Bad data causes bad customer experiences
We’ve all experienced some version of this nightmare: We call the cable company about a problem, and they ask us to repeat who we are three times as they transfer us to various departments. It’s not because of some security requirement. It’s because the systems they use are out of sync.
Every day, we encounter hundreds of examples of bad customer experiences: “Hello unknown” email campaigns, ads for things we’ve already bought, support agents who can’t see our account history…the list is endless. These poor customer experiences actively hurt revenue, brand, and customer loyalty.
It’s not a secret that better data is the only way to create delightful, personalized customer experiences. However, the problem isn’t a lack of data. In fact, it’s the opposite — businesses are overwhelmed by the amount of data they have. Cloud infrastructure will store 200+ zettabytes of data by 2025 and 75% of it is unused.
Then, why is it so difficult to use that data?
To free trapped data, we need to close the collaboration gap
Traditionally, the modern data stack has been cleanly split into business tools and technical tools. Data teams live in tools like Snowflake, dbt, and data management suites, business users work with data in Salesforce, HubSpot, and CDPs.
Companies have long been aware that empowering business teams to use more data benefits the customer. And the modern data stack is built around the idea that using good quality data to construct the models that feed the business is essential.
But the failure of solutions that address only one side of this challenge is this: building and using the right models requires decision-making, and that means getting the right people into the room.

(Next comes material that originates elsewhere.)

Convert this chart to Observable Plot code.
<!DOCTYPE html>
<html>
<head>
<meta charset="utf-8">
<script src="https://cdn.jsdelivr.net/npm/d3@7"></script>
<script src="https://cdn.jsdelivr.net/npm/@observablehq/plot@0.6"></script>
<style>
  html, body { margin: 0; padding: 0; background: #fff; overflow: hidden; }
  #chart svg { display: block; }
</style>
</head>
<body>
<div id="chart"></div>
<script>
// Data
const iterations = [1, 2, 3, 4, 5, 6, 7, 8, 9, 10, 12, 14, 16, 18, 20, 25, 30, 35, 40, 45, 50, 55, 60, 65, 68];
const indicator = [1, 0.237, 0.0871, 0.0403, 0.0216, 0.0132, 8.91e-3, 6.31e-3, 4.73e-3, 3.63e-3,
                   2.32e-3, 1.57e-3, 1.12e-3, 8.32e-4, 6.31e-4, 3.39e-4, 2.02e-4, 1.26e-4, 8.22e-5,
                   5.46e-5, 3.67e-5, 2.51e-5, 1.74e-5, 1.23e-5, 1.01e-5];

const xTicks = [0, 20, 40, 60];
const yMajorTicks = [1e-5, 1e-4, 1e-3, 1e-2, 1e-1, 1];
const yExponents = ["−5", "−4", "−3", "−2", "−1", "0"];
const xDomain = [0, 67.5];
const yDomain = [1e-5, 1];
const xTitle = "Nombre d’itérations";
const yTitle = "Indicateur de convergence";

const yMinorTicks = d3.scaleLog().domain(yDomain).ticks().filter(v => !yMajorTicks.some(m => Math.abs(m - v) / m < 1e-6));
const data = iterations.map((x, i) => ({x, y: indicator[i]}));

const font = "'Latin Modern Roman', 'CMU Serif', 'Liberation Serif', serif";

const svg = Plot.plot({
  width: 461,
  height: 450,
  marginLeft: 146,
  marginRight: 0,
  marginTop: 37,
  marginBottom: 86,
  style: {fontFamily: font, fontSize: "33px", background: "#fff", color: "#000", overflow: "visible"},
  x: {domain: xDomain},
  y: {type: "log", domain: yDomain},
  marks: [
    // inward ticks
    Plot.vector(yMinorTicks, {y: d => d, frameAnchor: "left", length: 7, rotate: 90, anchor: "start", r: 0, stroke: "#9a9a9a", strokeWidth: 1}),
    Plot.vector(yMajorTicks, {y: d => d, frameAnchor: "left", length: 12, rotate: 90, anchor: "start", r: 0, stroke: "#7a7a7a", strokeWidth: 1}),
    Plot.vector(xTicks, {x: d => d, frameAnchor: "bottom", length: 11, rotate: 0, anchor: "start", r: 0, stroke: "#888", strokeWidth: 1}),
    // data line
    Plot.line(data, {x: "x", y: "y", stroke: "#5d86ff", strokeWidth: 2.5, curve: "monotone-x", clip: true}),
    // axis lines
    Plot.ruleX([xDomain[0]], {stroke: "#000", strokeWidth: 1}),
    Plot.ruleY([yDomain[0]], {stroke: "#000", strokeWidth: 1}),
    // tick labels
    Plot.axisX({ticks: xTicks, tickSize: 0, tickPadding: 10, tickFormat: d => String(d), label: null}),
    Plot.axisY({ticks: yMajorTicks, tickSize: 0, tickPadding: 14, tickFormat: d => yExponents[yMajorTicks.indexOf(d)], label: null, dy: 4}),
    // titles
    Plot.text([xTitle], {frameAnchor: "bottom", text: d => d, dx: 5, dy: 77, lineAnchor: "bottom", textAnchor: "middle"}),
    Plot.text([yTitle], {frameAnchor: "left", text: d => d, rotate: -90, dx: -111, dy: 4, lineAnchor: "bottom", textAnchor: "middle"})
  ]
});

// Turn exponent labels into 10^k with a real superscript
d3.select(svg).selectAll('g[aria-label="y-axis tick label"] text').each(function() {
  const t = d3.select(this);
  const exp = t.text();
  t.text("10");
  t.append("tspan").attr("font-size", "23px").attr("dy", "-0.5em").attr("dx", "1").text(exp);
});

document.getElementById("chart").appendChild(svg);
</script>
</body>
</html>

The current system creates a bottleneck at the data team that limits velocity. And even worse, the divide between business users and data teams leads to inaccurate or ineffective models.
Better data, together
The solution is a single platform where business and operations teams can easily create, contribute, and validate datasets that support their needs while data teams can consolidate and govern them.
Bringing everyone into one platform has several key advantages:
- Tools that allow business users to create columns they need without submitting a ticket prevents them from transforming data in platforms that aren’t connected to your source of truth
- Governance is more effective when more data work is done in a platform the data team can monitor and manage
- Teams have the confidence in their data quality and security to activate not only among their own team, but to external partners and customers as well
The Universal Data Platform
Today, Census is taking on the collaboration challenge with the first Universal Data Platform. It combines activation, transformation and governance into a shared workspace for teams to collaborate.
The UDP brings the advantages of being natively integrated with the data warehouse—flexibility, time to value, and lower cost—to traditional data management capabilities, including entity resolution, enrichment, and no-code transformation.
While there are tools built to serve either the data team or the business user, the UDP is the first platform built to solve the collaboration challenge and help teams build useful, trusted models.
Composable CDPs couldn’t solve for quality
The most common frustration we hear from our customers is that “my data isn’t ready.” While they are built for activation, composable CDPs don’t solve the fundamental problem that data needs to be clean, modeled, and standardized before it can be used. The UDP helps teams deduplicate and enrich data, align on models that need to be built, and activate in a fully governed environment.
A composable CDP is also first and foremost a marketing tool. It’s built for campaign launches and analysis. But the future of data is so much more.
Today, companies need to monetize their data by sharing it with external customers and partners. The rise of AI as another data consumer puts additional pressure on technical teams to create clean, governed datasets, as AI models running on bad data produce inaccurate results.
Our vision of a UDP addresses these challenges. Since we founded Census in 2018, our mission has always been to give everyone access to trusted data to grow their business.
Traditional data management keeps data a black box
Data management tooling includes capabilities for data integration, quality, lineage, enrichment, governance, and security.
The major drawback of these solutions is that they are wholly designed for technical teams. Like composable CDPs, they aren’t designed for the reality of how business is done. While they support governance and control, they aren’t set up for the level of trust and communication that truly actioning against data requires. And because they lack self-service capabilities for business users, they ultimately don’t relieve any of the pressure caused by growing demand for new models.
What does a Universal Data Platform include?
A Universal Data Platform includes capabilities that help data teams and business teams activate, transform, and govern standardized data models. It’s built on the philosophy that there is additive value in placing point solutions like audience segmentation hubs and modeling tools into one collaborative workspace.
While data teams are the ultimate owners of governance and quality, and business teams need the agency to command their activation workflows, transformation happens at all levels and should be taking place under the watchful eye of the data team.
To serve this mission, we’ll be expanding our activation, transformation, and governance capabilities to produce the best version of the essential capabilities of a universal data platform.